On Thu, Feb 5, 2009 at 8:46 PM, Marti Wilkinson <martiwilki at gmail.com>
wrote:


> The problem with refusing to recognize privilege is that it creates a set
of
> blinders that perpetuates the status quo. So while I do agree with the
> sentiments you have expressed - I still think that privilege matters.
Racism
> rears its ugly head in various ways such as the attitude that poor and
> marginalized groups remain that way due to a failure to pull themselves up
> by the bootstraps. This 'blame the victim' approach is one that is used to
> great effect by opponents of reparation, equal rights, and affirmative
> action.
>
> Even worse is the way in which groups can be pitted against one another.
In
> 1996 California passed proposition 209 which killed affirmative action in
> public universities.

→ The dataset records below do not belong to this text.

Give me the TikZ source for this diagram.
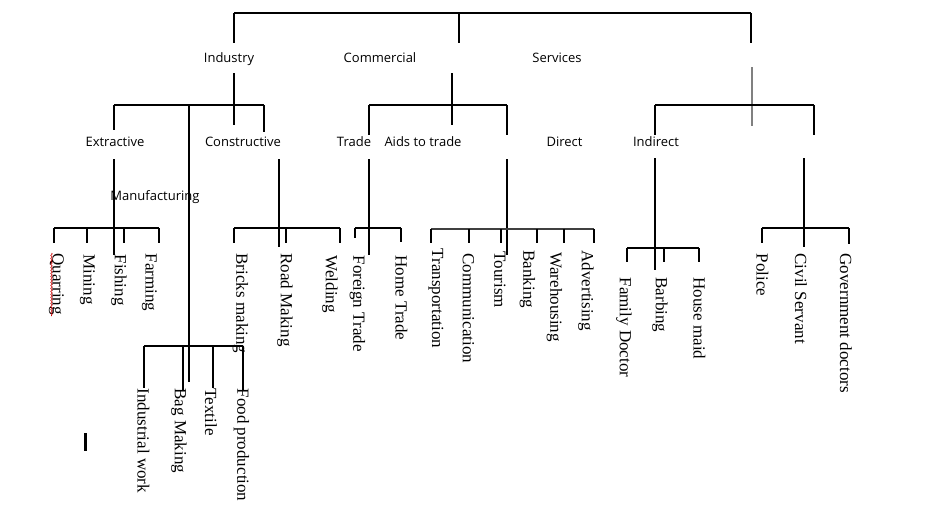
\documentclass[tikz,border=0pt]{standalone}
\usepackage{fontspec}
\setmainfont{Liberation Serif}
\newfontfamily\headfont{Open Sans}
\usetikzlibrary{decorations.pathmorphing}

\tikzset{
  head/.style={font=\headfont\fontsize{13}{15}\selectfont, anchor=base, inner sep=0pt},
  leaf/.style={font=\fontsize{17}{19}\selectfont, rotate=-90, anchor=west, inner sep=0pt},
  tick/.style={line width=1.2pt},
}

\begin{document}
\begin{tikzpicture}[x=1pt,y=-1pt,line width=1.2pt]
\useasboundingbox (0,0) rectangle (935,504);

% headings
\node[head] (ind) at (229,62) {Industry};
\node[head] (com) at (380,62) {Commercial};
\node[head] (ser) at (557,62) {Services};
\node[head] (ext) at (115,146) {Extractive};
\node[head] (con) at (243,146) {Constructive};
\node[head] (trd) at (354,146) {Trade};
\node[head] (aid) at (423,146) {Aids to trade};
\node[head] (dir) at (564.5,146) {Direct};
\node[head] (indi) at (656,146) {Indirect};
\node[head] (man) at (155,200) {Manufacturing};

% leaves
\foreach \n/\x/\y/\t in {
  qua/56.5/253/Quarring, min/87.5/254/Mining, fis/119/254/Fishing, far/149.5/253/Farming,
  bri/240.5/253/Bricks making, roa/285/253/Road Making, wel/330/255/Welding,
  frt/357.5/255/Foreign Trade, hot/401.5/255/Home Trade,
  trn/436/248/Transportation, cmm/468.5/253/Communication, tou/500/251/Tourism,
  ban/527.5/250/Banking, war/554.5/252/Warehousing, adv/586/250/Advertising,
  fam/624/277/Family Doctor, brb/660/277/Barbing, hom/699.5/277/House maid,
  pol/762.5/253/Police, civ/801/253/Civil Servant, gov/846/253/Government doctors,
  inw/143.5/388/Industrial work, bag/179/388/Bag Making, tex/211/388/Textile,
  foo/241.5/388/Food production}
  \node[leaf] (\n) at (\x,\y) {\t};

% top bar
\coordinate (r1) at (234,13);
\coordinate (r2) at (459,13);
\coordinate (r3) at (751,13);
\draw (r1) -- (r3);
\draw (r1) -- ++(0,30) (r2) -- ++(0,30) (r3) -- ++(0,30);

% Industry
\coordinate (ib1) at (114,105);
\coordinate (ib2) at (264,105);
\draw (234,73) -- (234,125);
\draw (ib1) -- (ib2);
\draw (ib1) -- ++(0,25) (ib2) -- ++(0,27);
\draw (189,105) -- (189,382);

% Commercial
\coordinate (cb1) at (369,105);
\coordinate (cb2) at (507,105);
\draw (452,73) -- (452,125);
\draw (cb1) -- (cb2);
\draw (cb1) -- ++(0,30) (cb2) -- ++(0,30);

% Services
\coordinate (sb1) at (655,105);
\coordinate (sb2) at (814,105);
\draw[gray,line width=1.6pt] (752,67) -- (752,126);
\draw (sb1) -- (sb2);
\draw (sb1) -- ++(0,30) (sb2) -- ++(0,30);

% Extractive
\draw (114,159) -- (114,255);
\draw (54,228) -- (159,228);
\foreach \x in {54,87,124,159}
  \draw (\x,228) -- ++(0,15);

% Constructive
\draw (279,159) -- (279,247);
\draw (234,228) -- (340,228);
\foreach \x in {234,286,340}
  \draw (\x,228) -- ++(0,15);

% Trade
\draw (369,159) -- (369,255);
\draw (355,228) -- (401,228);
\draw (355,228) -- ++(0,10) (401,228) -- ++(0,14);

% Aids to trade
\draw (507,159) -- (507,255);
\draw[black!75] (431,229) -- (594,229);
\foreach \x in {431,469,501,537,564,594}
  \draw (\x,229) -- ++(0,14);

% Indirect
\draw (655,158) -- (655,270);
\draw (627,248) -- (699,248);
\foreach \x in {627,664,699}
  \draw (\x,248) -- ++(0,14);

% right branch
\draw (804,158) -- (804,247);
\draw (762,228) -- (849,228);
\draw (762,228) -- ++(0,15) (849,228) -- ++(0,16);

% Manufacturing
\draw (144,346) -- (243,346);
\draw (144,346) -- ++(0,42) (183,346) -- ++(0,44) (213,346) -- ++(0,42) (243,346) -- ++(0,44);

\draw[red!80!black,line width=0.6pt,decorate,decoration={snake,amplitude=0.8pt,segment length=3pt}] (51.5,253) -- (51.5,316);
\draw[line width=3pt] (85,433) -- (85,451);
\end{tikzpicture}
\end{document}
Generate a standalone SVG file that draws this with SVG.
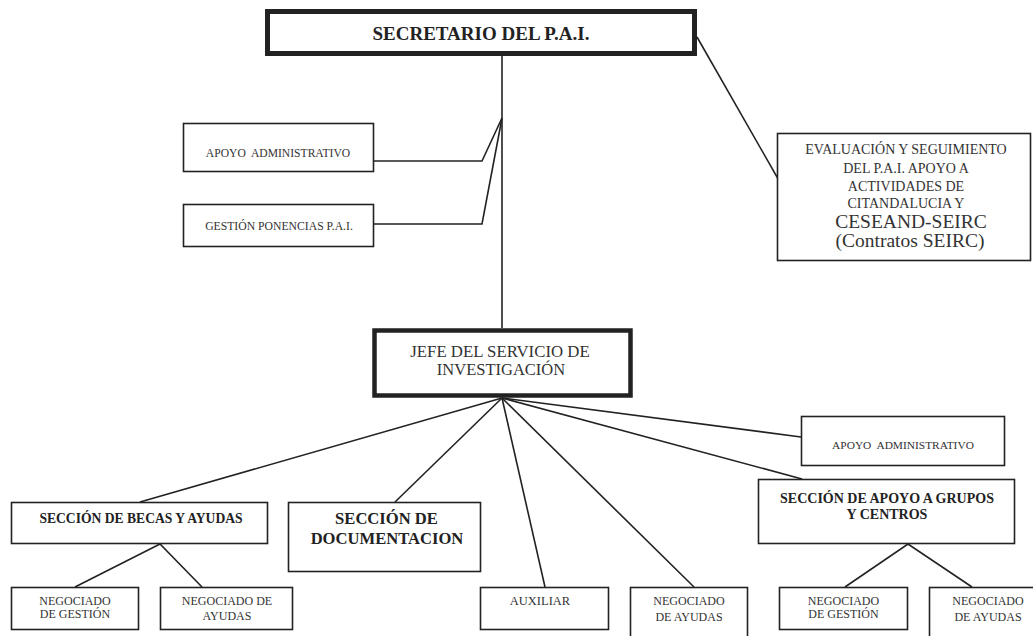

The sad irony is that it was the vote of white women
> that played a tremendous role in passing 209.  More recently proposition 8
> had support amongst minorities and, as long as we refuse to look at
> privilege, situations like this will continue. On an international scale
> this can manifest in the form of being accused of antisemitism if one
> supports human rights endeavors in Palestine, or focusing on the hostage
> situation in Iran instead of the coup instigated by the US.
>
> If priviledge didn't matter then our politicians would be sending their
kids
> overseas to get killed in Iraq. What would happen if our state
> representatives and senators where given a link card, then told to feed
> their families solely on what is available. How many people really
> understand what it is like to have a medical card and not get medical
care?
> At one point in my life I actually did end up on welfare and, while the
> experience sucked on so many levels, I'm grateful that it gave me the
> opportunity to really see what happens when you are below the poverty
line.
>
> On Thu, Feb 5, 2009 at 7:01 PM, Robert Naiman <naiman.uiuc at gmail.com>
wrote:
>>
>> Yeah, although you could be for reparations without being for guilt,
>> or even acknowledging privilege. It's a blight on us all that the
>> descendants of slaves have a disproportionately small share of the
>> national economic pie, even if we got off the boat yesterday. I'm for
>> shoveling more money their collective way by any means possible. Call
>> it whatever you want: reparations, affirmative action, full
>> employment, raising the minimum wage, raising the earned income
>> credit, making it easier to form unions, shifting the burden of
>> taxation toward the wealthy, universal health care: I'm for it.
>>
>> On Thu, Feb 5, 2009 at 7:32 PM, Marti Wilkinson <martiwilki at gmail.com>
>> wrote:
>> > The problem with the United States is that many individuals refuse to
>> > accept
>> > ownership of human rights violations and crimes if they don't see their
>> > ancestors as guilty parties. For example: How many people do you know
>> > who
>> > object to making reparations to the descendants of slaves and Native
>> > Americans because their ancestor didn't immigrate to the states until
>> > after
>> > 1900?  People often do not understand how privilege benefits them or
see
>> > the
>> > long term damage that is the result of years of prejudice and bigotry.